GIVEN REQUEST>
Produce an exact transcription of the listing below, omitting the pictures.

SUPPLIED INFORMATION>
::::::
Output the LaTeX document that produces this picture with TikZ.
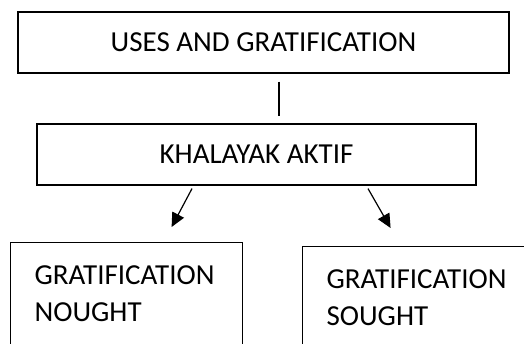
\documentclass[tikz,border=0pt]{standalone}
\usepackage{fontspec}
\setmainfont{Carlito}
\usepackage{tikz}
\usetikzlibrary{positioning}
\usetikzlibrary{arrows.meta}

\begin{document}
\begin{tikzpicture}[x=1pt, y=-1pt,
    box/.style={rectangle, draw=black, line width=1.2pt, inner sep=0pt, font=\fontsize{29}{36.6}\selectfont},
    leaf/.style={box, anchor=north west, align=left, inner xsep=24pt, inner ysep=23pt, text depth=120pt},
    link/.style={line width=1.2pt, black},
    arrow/.style={link, -{Triangle[length=14pt, width=13pt]}},
]

    \useasboundingbox (0,0) rectangle (524,343);
    \clip (0,0) rectangle (524,343);

    % --- Top: theory ---
    \node[box, minimum width=491pt, minimum height=61pt] (uses) at (263.5,42.5) {USES AND GRATIFICATION};

    % --- Middle: audience ---
    \node[box, minimum width=439pt, minimum height=61pt] (khalayak) at (256.5,154.5) {KHALAYAK AKTIF};

    % --- Bottom: two gratifications ---
    \node[leaf, text width=184pt] (nought) at (10,242) {GRATIFICATION\\NOUGHT};
    \node[leaf, text width=190pt] (sought) at (302,246) {GRATIFICATION\\SOUGHT};

    % --- Links ---
    \draw[link] ([xshift=15.5pt, yshift=-8pt]uses.south) -- ([xshift=22.5pt, yshift=7pt]khalayak.north);
    \draw[arrow] ([xshift=-64.5pt, yshift=-3pt]khalayak.south) -- ([xshift=45pt, yshift=15pt]nought.north);
    \draw[arrow] ([xshift=111.5pt, yshift=-3pt]khalayak.south) -- ([xshift=-31pt, yshift=18pt]sought.north);

\end{tikzpicture}
\end{document}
::::::
WRITTEN ANSWER>
Output the LaTeX document that produces this picture with TikZ.
\documentclass[tikz,border=0pt]{standalone}
\usepackage{fontspec}
\setmainfont{Carlito}
\usepackage{tikz}
\usetikzlibrary{positioning}
\usetikzlibrary{arrows.meta}

\begin{document}
\begin{tikzpicture}[x=1pt, y=-1pt,
    box/.style={rectangle, draw=black, line width=1.2pt, inner sep=0pt, font=\fontsize{29}{36.6}\selectfont},
    leaf/.style={box, anchor=north west, align=left, inner xsep=24pt, inner ysep=23pt, text depth=120pt},
    link/.style={line width=1.2pt, black},
    arrow/.style={link, -{Triangle[length=14pt, width=13pt]}},
]

    \useasboundingbox (0,0) rectangle (524,343);
    \clip (0,0) rectangle (524,343);

    % --- Top: theory ---
    \node[box, minimum width=491pt, minimum height=61pt] (uses) at (263.5,42.5) {USES AND GRATIFICATION};

    % --- Middle: audience ---
    \node[box, minimum width=439pt, minimum height=61pt] (khalayak) at (256.5,154.5) {KHALAYAK AKTIF};

    % --- Bottom: two gratifications ---
    \node[leaf, text width=184pt] (nought) at (10,242) {GRATIFICATION\\NOUGHT};
    \node[leaf, text width=190pt] (sought) at (302,246) {GRATIFICATION\\SOUGHT};

    % --- Links ---
    \draw[link] ([xshift=15.5pt, yshift=-8pt]uses.south) -- ([xshift=22.5pt, yshift=7pt]khalayak.north);
    \draw[arrow] ([xshift=-64.5pt, yshift=-3pt]khalayak.south) -- ([xshift=45pt, yshift=15pt]nought.north);
    \draw[arrow] ([xshift=111.5pt, yshift=-3pt]khalayak.south) -- ([xshift=-31pt, yshift=18pt]sought.north);

\end{tikzpicture}
\end{document}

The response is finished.